Given records ->
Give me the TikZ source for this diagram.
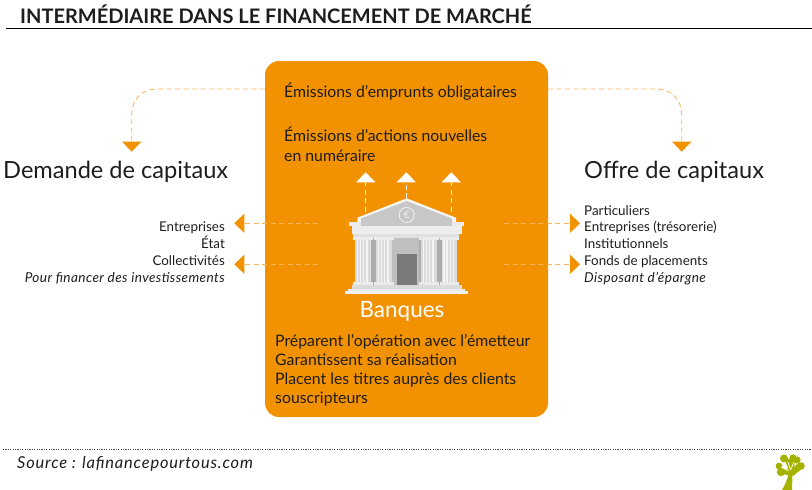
\documentclass[tikz,border=0pt]{standalone}
\usepackage{fontspec}
\setmainfont{Lato}
\usetikzlibrary{arrows.meta, positioning}
\definecolor{banqueorange}{HTML}{F39200}
\definecolor{fluxorange}{HTML}{F8B560}
\definecolor{treegreen}{HTML}{A5B300}
\definecolor{textgray}{HTML}{1D1D1B}

\begin{document}
\begin{tikzpicture}[x=1pt,y=-1pt,font=\color{textgray}]
        \tikzstyle{titre}=[anchor=base west,inner sep=0pt,font=\fontsize{20}{20}\selectfont\bfseries\color{textgray}]
        \tikzstyle{grand}=[anchor=base west,inner sep=0pt,font=\fontsize{23.6}{23.6}\selectfont\color{textgray}]
        \tikzstyle{moyen}=[anchor=base west,inner sep=0pt,font=\fontsize{15.8}{15.8}\selectfont\color{textgray}]
        \tikzstyle{petit}=[anchor=base west,inner sep=0pt,font=\fontsize{13.4}{13.4}\selectfont\color{textgray}]
        \tikzstyle{petitd}=[petit,anchor=base east]
        \tikzstyle{italique}=[font=\fontsize{13.6}{13.6}\selectfont\itshape\addfontfeature{LetterSpace=3}\color{textgray}]
        \tikzstyle{flux}=[draw=fluxorange,line width=0.9pt,dash pattern=on 5pt off 3.5pt,-{Triangle[length=10pt,width=19pt,color=banqueorange]}]
        \tikzstyle{fluxblanc}=[draw=white,line width=0.8pt,dash pattern=on 5pt off 3.5pt,-{Triangle[length=10pt,width=19pt,color=white]}]

        \useasboundingbox (0,0) rectangle (812,490);

        % Title and rules
        \node[titre] (titre) at (20,23) {INTERMÉDIAIRE DANS LE FINANCEMENT DE MARCHÉ};
        \coordinate (r1) at (6,28.5);
        \coordinate (r2) at (812,28.5);
        \draw[black,line width=0.9pt] (r1) -- (r2);
        \coordinate (p1) at (3,449.5);
        \coordinate (p2) at (812,449.5);
        \draw[black!70,line width=1pt,dash pattern=on 1.2pt off 1.2pt] (p1) -- (p2);
        \node[anchor=base west,inner sep=0pt,font=\fontsize{16.4}{16.4}\selectfont\itshape\addfontfeature{LetterSpace=5}\color{textgray}] (source) at (17,468) {Source : lafinancepourtous.com};

        % Orange box
        \node[fill=banqueorange,rounded corners=14pt,minimum width=283pt,minimum height=356pt,inner sep=0pt] (boite) at (406.5,239) {};

        \node[moyen] (em1) at (284,97) {Émissions d’emprunts obligataires};
        \node[moyen] (em2) at (284,141) {Émissions d’actions nouvelles};
        \node[moyen] (em3) at (284,161) {en numéraire};

        % Bank building
        \fill[black!4] (357.3,217.7) -- (406.7,198.3) -- (456,217.7) -- (456,226) -- (357.3,226) -- cycle;
        \fill[black!22] (361,218.5) -- (406.7,201) -- (452,218.5) -- (452,226) -- (361,226) -- cycle;
        \draw[black!5,line width=0.8pt] (406.7,215) circle (7.5);
        \node[inner sep=0pt,black!5,font=\fontsize{10}{10}\selectfont] (euro) at (406.7,215) {€};
        \fill[black!8] (349.3,222.3) rectangle (360.7,226);
        \fill[black!8] (452,222.3) rectangle (464,226);
        \fill[black!32] (370,236) rectangle (443,285);
        \fill[black!25] (392,236) rectangle (419,285);
        \fill[black!52] (396.7,254) rectangle (416.7,285);
        \fill[black!7] (351.7,226) rectangle (461.7,234);
        \fill[black!12] (353.3,234) rectangle (459.3,238);
        \foreach \x in {353.3,374.3,419.3,440}
        {
            \fill[black!8] (\x,236.7) rectangle +(19.3,3);
            \fill[black!14] (\x+2,239.7) rectangle +(15.3,42);
            \foreach \s in {1,...,4}
                \fill[black!4] (\x+\s*3.2,239.7) rectangle +(1.5,42);
            \fill[black!8] (\x,281.7) rectangle +(19.3,3.3);
        }
        \fill[black!14] (351.7,285) rectangle (461.7,289);
        \fill[black!8] (348,289) rectangle (465,291);
        \fill[black!5] (345,291) rectangle (468.3,294.3);

        \node[anchor=base,inner sep=0pt,font=\fontsize{22.5}{22.5}\selectfont\color{white}] (banques) at (402,317) {Banques};

        % Upward arrows
        \coordinate (u1) at (365.7,211.7);
        \coordinate (v1) at (365.7,172.3);
        \coordinate (u2) at (406.3,198);
        \coordinate (v2) at (406.3,172.3);
        \coordinate (u3) at (451.3,211.7);
        \coordinate (v3) at (451.3,172.3);
        \foreach \i in {1,2,3}
            \draw[fluxblanc] (u\i) -- (v\i);

        \node[moyen] (b1) at (275,346) {Préparent l’opération avec l’émetteur};
        \node[moyen] (b2) at (275,365) {Garantissent sa réalisation};
        \node[moyen] (b3) at (275,384) {Placent les titres auprès des clients};
        \node[moyen] (b4) at (275,403) {souscripteurs};

        % Left side
        \node[grand] (demande) at (3,178) {Demande de capitaux};
        \node[petitd] (g1) at (225,231.5) {Entreprises};
        \node[petitd] (g2) at (225,248) {État};
        \node[petitd] (g3) at (225,265) {Collectivités};
        \node[petitd,italique] (g4) at (225,282) {Pour financer des investissements};

        % Right side
        \node[grand] (offre) at (584,178) {Offre de capitaux};
        \node[petit] (d1) at (584,215) {Particuliers};
        \node[petit] (d2) at (584,231.5) {Entreprises (trésorerie)};
        \node[petit] (d3) at (584,248) {Institutionnels};
        \node[petit] (d4) at (584,265) {Fonds de placements};
        \node[petit,italique] (d5) at (584,282) {Disposant d’épargne};

        % Dashed connectors
        \coordinate (sg) at (265,89);
        \coordinate (tg) at (131.7,151.7);
        \coordinate (sd) at (548,89);
        \coordinate (td) at (681.7,151.7);
        \draw[flux] (sg) -- (157,89) .. controls (141,89) and (131.7,100) .. (131.7,115) -- (tg);
        \draw[flux] (sd) -- (656,89) .. controls (672,89) and (681.7,100) .. (681.7,115) -- (td);

        \coordinate (a1) at (318,223.3);
        \coordinate (a2) at (234.3,223.3);
        \coordinate (a3) at (318,264.3);
        \coordinate (a4) at (234.3,264.3);
        \coordinate (c1) at (504,223.3);
        \coordinate (c2) at (580,223.3);
        \coordinate (c3) at (504,264.3);
        \coordinate (c4) at (580,264.3);
        \draw[flux] (a1) -- (a2);
        \draw[flux] (a3) -- (a4);
        \draw[flux] (c1) -- (c2);
        \draw[flux] (c3) -- (c4);

        % Tree
        \fill[treegreen] (782,490) .. controls (786,483) and (788,478) .. (788.5,473) -- (792.5,473) .. controls (792.5,479) and (792,485) .. (792,490) -- cycle;
        \foreach \cx / \cy / \r in {781/472/4.2,779/466/3.4,784/458.5/4,789/463/3,793/458/3.6,797/460/3.6,801/466/3.8,797/468/3}
            \fill[treegreen] (\cx,\cy) circle (\r);
        \fill[treegreen] (776,467) -- (790,470) -- (792,476) -- (783,474) -- cycle;
        \fill[treegreen] (786,459) -- (796,459) -- (792,474) -- (789,474) -- cycle;
        \fill[treegreen] (803,468) -- (797,464) -- (790,472) -- (793,476) -- cycle;
        \draw[white,line width=0.7pt] (790.5,470) -- (788,462);
        \draw[white,line width=0.7pt] (790.5,470) -- (794,462);
        \draw[white,line width=0.7pt] (788.5,471) -- (781,467);
\end{tikzpicture}
\end{document}
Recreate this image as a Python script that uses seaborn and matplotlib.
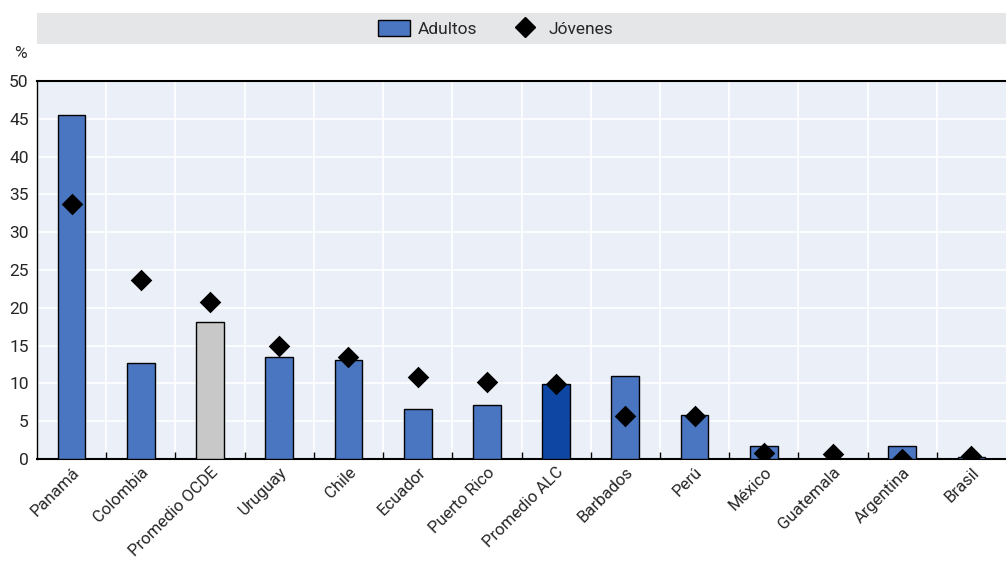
import numpy as np
import pandas as pd
import seaborn as sns
import matplotlib.pyplot as plt
from matplotlib.patches import Patch, Rectangle
from matplotlib.lines import Line2D

paises = ["Panamá", "Colombia", "Promedio OCDE", "Uruguay", "Chile", "Ecuador",
          "Puerto Rico", "Promedio ALC", "Barbados", "Perú", "México",
          "Guatemala", "Argentina", "Brasil"]
adultos = [45.5, 12.7, 18.1, 13.5, 13.1, 6.6, 7.1, 9.9, 11.0, 5.8, 1.7, 0.0, 1.7, 0.2]
jovenes = [33.7, 23.7, 20.8, 15.0, 13.5, 10.8, 10.2, 9.9, 5.7, 5.7, 0.8, 0.7, 0.0, 0.4]

df = pd.DataFrame({"pais": paises, "adultos": adultos, "jovenes": jovenes})

azul = "#4a75c1"
colores = {p: azul for p in paises}
colores["Promedio OCDE"] = "#c8c8c8"
colores["Promedio ALC"] = "#0e47a3"

sns.set_style("white")
plt.rcParams["font.family"] = ["Roboto", "DejaVu Sans"]

fig = plt.figure(figsize=(10.06, 5.62), dpi=100)
ax = fig.add_axes([0.0368, 0.1833, 0.9632, 0.6726])
ax.set_facecolor("#eaeff8")

sns.barplot(data=df, x="pais", y="adultos", hue="pais", palette=colores,
            order=paises, width=0.4, edgecolor="black", linewidth=1,
            saturation=1, legend=False, ax=ax, zorder=3)
sns.stripplot(data=df, x="pais", y="jovenes", order=paises, jitter=False,
              marker="D", color="black", size=11, ax=ax, zorder=4)

ax.set_ylim(0, 50)
ax.set_xlim(-0.5, len(paises) - 0.5)
ax.set_yticks(np.arange(0, 51, 5))
ax.set_xlabel("")
ax.set_ylabel("")

# rejilla
ax.set_xticks(np.arange(0.5, len(paises) - 0.5, 1), minor=True)
ax.grid(axis="y", which="major", color="white", linewidth=1.2, zorder=0)
ax.grid(axis="x", which="minor", color="white", linewidth=1.2, zorder=0)
ax.set_axisbelow(True)

ax.tick_params(axis="y", which="major", direction="out", length=4, width=1,
               color="black", labelsize=12.5, pad=2)
ax.tick_params(axis="x", which="major", length=0, labelsize=12, pad=4)
ax.tick_params(axis="x", which="minor", direction="in", length=5, width=1,
               color="black", bottom=True)
plt.setp(ax.get_xticklabels(), rotation=45, ha="right", rotation_mode="anchor")

for s in ["left", "bottom", "top"]:
    ax.spines[s].set_visible(True)
    ax.spines[s].set_color("black")
ax.spines["left"].set_linewidth(1)
ax.spines["bottom"].set_linewidth(1.5)
ax.spines["top"].set_linewidth(1.5)
ax.spines["right"].set_visible(False)

# banda de leyenda
fig.patches.append(Rectangle((0.0368, 1 - 44 / 562), 0.9632, 31 / 562,
                             transform=fig.transFigure, facecolor="#e5e6e8",
                             edgecolor="none", zorder=0))
handles = [Patch(facecolor=azul, edgecolor="black", linewidth=1, label="Adultos"),
           Line2D([], [], marker="D", color="black", linestyle="none",
                  markersize=10, label="Jóvenes")]
fig.legend(handles=handles, loc="center", bbox_to_anchor=(0.493, 1 - 28.5 / 562),
           ncol=2, frameon=False, fontsize=12.5, handlelength=1.8,
           handleheight=1.0, columnspacing=1.8, handletextpad=0.5)

fig.text(14 / 1006, 1 - 53 / 562, "%", fontsize=12.5, ha="left", va="center")

fig.savefig("out.png", dpi=100)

Requirements ->
Look above for the line with "Recreate this image" and the line with "from matplotlib.lines import Line2D"; set down those two lines and all lines between them exactly, without pictures and without anything else.

Written reply ->
Recreate this image as a Python script that uses seaborn and matplotlib.
import numpy as np
import pandas as pd
import seaborn as sns
import matplotlib.pyplot as plt
from matplotlib.patches import Patch, Rectangle
from matplotlib.lines import Line2D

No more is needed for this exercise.